With the House set to vote today on dueling plans for the Bush tax cuts, a group of approximately 100 wealthy progressives — all of whom say they are in the top two percent of earners — have signed a letter calling on Congress to raise their taxes immediately.
Notably, the wealthy signatories make the case for higher taxes on themselves by supporting Obama’s “didn’t build that” case, arguing that the role of a smoothly functioning society in enabling their wealth more than justifies the demand that they chip in a bit more to ensure that it continues to provide opportunities to others.
The letter — which was organized by the liberal group Voices for Progress — was sent yesterday to lawmakers on the Hill, including the Congressional leadership in both parties. It will be released today at an event at which labor unions and liberal groups will announce a new mobilizing drive behind the Obama/Dem plan to end tax cuts for the top two percent.
The letter is right here; I can’t vouch for all of the names on it, but I contacted a half dozen of the signatories, and they all confirmed they had signed it and vouched for the group’s legitimacy.
“We, the undersigned, are among the 2 percent of Americans making more than $250,000 per year,” it begins. It continues:
The Bush tax cuts have given households with annual incomes over $250,000 a year hundreds of thousands of dollars in extra cash — money that America could not afford and that we in the wealthiest 2 percent never should have been given.
We would not have our current wealth if we had been born in a country that lacked the services our government provides — including federal support for schools and universities that have prepared us and prepared our employees for research and innovation, for roads and public transit, for our judicial system and law enforcement and the national defense...
Those of us who are business owners know that restoring taxes on the portion of our profits over $250,000 to Clinton era rates will have no impact on our decisions about whether to hire additional workers...
Congress faces a choice.
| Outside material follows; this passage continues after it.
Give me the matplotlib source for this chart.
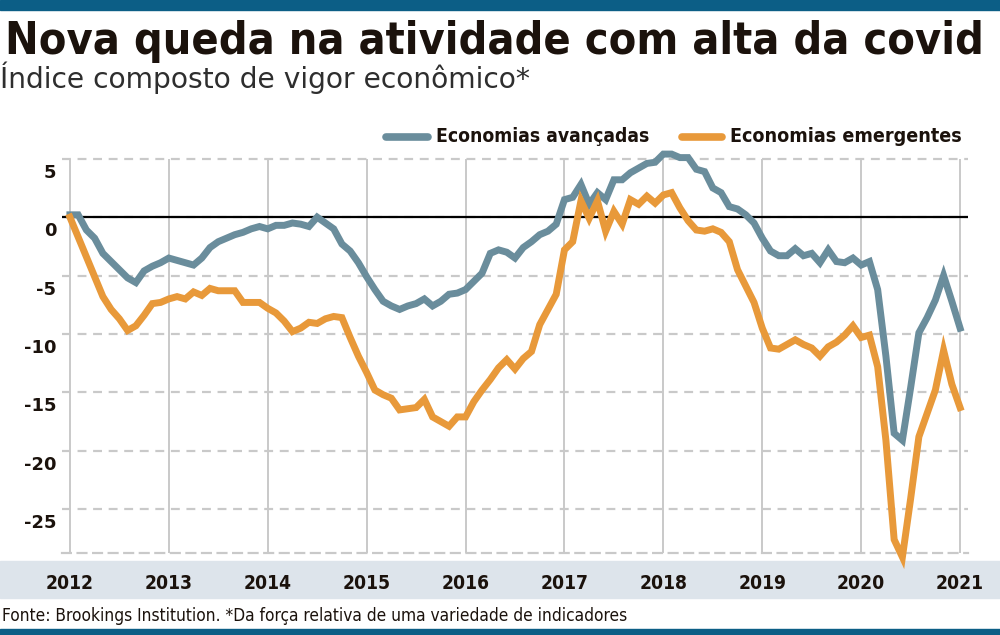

It can ask the wealthiest 2 percent to limit ourselves to the tax cuts other Americans get — those on the portions of our incomes under $250,000 — so that it can shrink the deficit while continuing to invest in education, infrastructure, clean energy, health care, and rebuilding a strong middle class. Or it can slash investments vital to our nation’s future in order to be even more generous to those of us who need it the least. That shouldn’t be a hard choice.
Obama says it’s justifiable to ask wealthy Americans to pay a bit more in taxes, because their success — in addition to being attributable to their ingenuity and initiative — is also due to the opportunities afforded them by a system that’s partly enabled by government, and because they can best afford to do a bit more to help keep that system functioning.
Republicans and Mitt Romney have seized on the “didn’t build that” comment to distort this argument, insisting the President says that only government, and not individual initiative at all, is responsible for people’s success.
You can argue that Obama’s wording was clumsy and that his tone was off. But once you cut through the noise, what you’re left with is this: the argument articulated in the letter above is what Obama and Democrats have been saying and actually believe. Having a few dozen wealthy progressives add their voices to the debate obviously won’t be enough to change the politics around it. But perhaps having folks who have been sucessful — whatever their politics — on record vouching for the argument Obama and Dems are making will help drive home what a no-brainer it is, and how badly it is being distorted.